タイトルにある象は、最初なかなか心を開かず言うことを聞かないという設定なのですが、その時は象の身体の一部(鼻だけ、とか、耳だけ、など)のみが舞台上に登場する形になっていますが、その後、徐々にマーリーナ達と心を通わせられるようになるにつれて、全身が明かされていくという形になっていました。最初から全貌を明かさない見せ方は面白いなと思いました。動物のマペットは『The Lion King』や『Life of Pi』のいずれとも違うタイプのもの。人が中に入るスタイルで、象の四肢の間の胴体から人の足が見えていました。ポーランド語で意思疎通ができるようになった象のつぶらな瞳がぱちぱち瞬きするのが可愛らしかったです。
舞台装置として登場するのは、大きいものとしてサーカス団が移動する列車がありますが、私が観た時は列車らしい縦揺れは全くなく、静止したままの金属の格子の中に乗客がいるという形でした。もしかするとプレビュー中で装置が間に合わず静止させていたのかもしれませんが、電車の揺れに合うようなナンバーもあったので、もったいないなと感じました。
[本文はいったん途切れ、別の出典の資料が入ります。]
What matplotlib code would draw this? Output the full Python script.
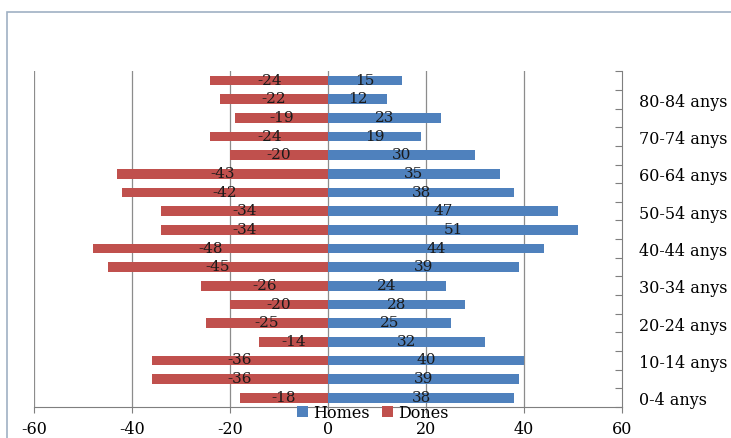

最も気になっていた終盤の動物達の大脱走ですが、これは暗転して静止した逃げ惑う人々を部分的にスポットライトで照らしてみせることで表現していました。
音楽はPigpen Theater Co.というグループによるものですが、彼らは本作で初めてオン・ブロードウェイの作品を手がけたようです。元々はカーネギー・メロン大学の演技コースの学生たちの集まり。これまで、ジュークボックス・ミュージカル以外で、ミュージカルの音楽をグループで担当するのはあまり聞いたことがなく、新しい存在だと感じました。彼らの音楽はアメリカーナ、主にフォークで、正直にいうと玉石混淆で完成度はナンバーによりまちまちですが、列車で揺られながら旅をするサーカス団員たちが歌う「The Road Don't Make You Young」は朗らかで楽しいナンバー。
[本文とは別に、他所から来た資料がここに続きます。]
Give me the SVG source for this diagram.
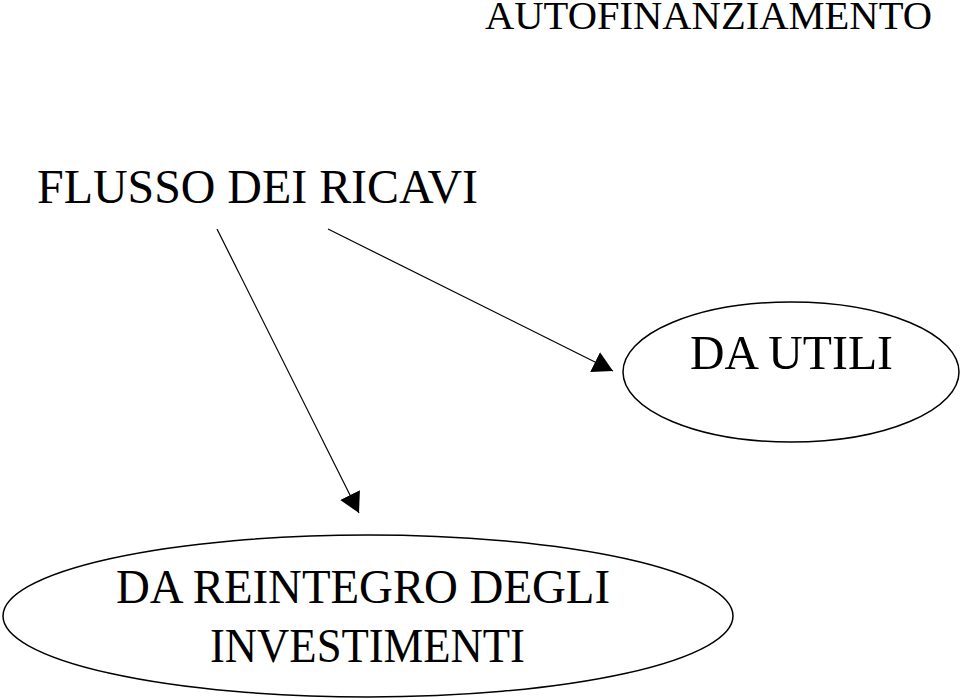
<svg xmlns="http://www.w3.org/2000/svg" width="960" height="700" viewBox="0 0 960 700">
<style>
  .t { font-family: "Liberation Serif", "Times New Roman", serif; fill: #000; }
  .node { fill: #fff; stroke: #000; stroke-width: 1.5; }
  .edge { stroke: #000; stroke-width: 1.2; fill: none; marker-end: url(#arr); }
</style>
<defs>
  <marker id="arr" viewBox="0 0 20 22" refX="20" refY="11" markerWidth="20" markerHeight="22" markerUnits="userSpaceOnUse" orient="auto">
    <path d="M0,0 L20,11 L0,22 Z" fill="#000"/>
  </marker>
</defs>
<rect width="960" height="700" fill="#fff"/>
<g id="title">
  <text class="t" x="485" y="29" font-size="39" textLength="447" lengthAdjust="spacingAndGlyphs">AUTOFINANZIAMENTO</text>
</g>
<g id="flusso">
  <text class="t" x="37" y="203" font-size="48" textLength="441" lengthAdjust="spacingAndGlyphs">FLUSSO DEI RICAVI</text>
</g>
<g id="utili">
  <ellipse class="node" cx="791" cy="372" rx="168" ry="70"/>
  <text class="t" x="690" y="369" font-size="49" textLength="203" lengthAdjust="spacingAndGlyphs">DA UTILI</text>
</g>
<g id="reintegro">
  <ellipse class="node" cx="368" cy="616" rx="365" ry="81"/>
  <text class="t" x="116" y="603" font-size="48" textLength="494" lengthAdjust="spacingAndGlyphs">DA REINTEGRO DEGLI</text>
  <text class="t" x="210" y="662" font-size="48" textLength="315" lengthAdjust="spacingAndGlyphs">INVESTIMENTI</text>
</g>
<g id="connectors">
  <line class="edge" x1="217" y1="229" x2="359" y2="513"/>
  <line class="edge" x1="328" y1="229" x2="613" y2="371"/>
</g>
</svg>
▼「The Lion Has Got No Teeth」
▼「The Road Don't Make You Young」
『The Prom』のOBCのAlyssa役で知られるIsabelle McCallaはアトランタ公演に引き続き、夫と青年の間で揺れるマーリーナ役を好演しています。先祖がサーカス団と一緒にハイチにやってきたというエピソードを持つ彼女は、この作品に縁を感じているようです。
ブロードウェイデビューを飾ったGrant Gustinが若いジェイコブ役。2012年のJesus Christ Superstar再演などで知られるPaul Alexander Nolanが少々トリッキーなオーガスト役。
個人的に嬉しかったのは大好きな作品である『City of Angels』のOBCのStine役であるGregg Edelmanを観られたこと。
サーカス団員でアクロバットを担当する役者達はオーストラリアやブラジルなど各国からサーカスの教育を受けた方々が抜擢されているようです。
振付はShana CarrollとJesse Robbによるものですが、彼らはシルク・ドゥ・ソレイユの演出や振付をしたこともあるようで、Carroll氏の方はCircus designerの肩書きもあります。
プレビュー初日ということもあり、ややもたつく感じは否めず、年老いたジェイコブの話は迂遠で冗長でした。正直、作品の完成度としては同じプレビュー期間だった『The Notebook』の方が上。ただし、この辺りをプレビュー期間中にブラッシュアップすれば違ってくると思いました。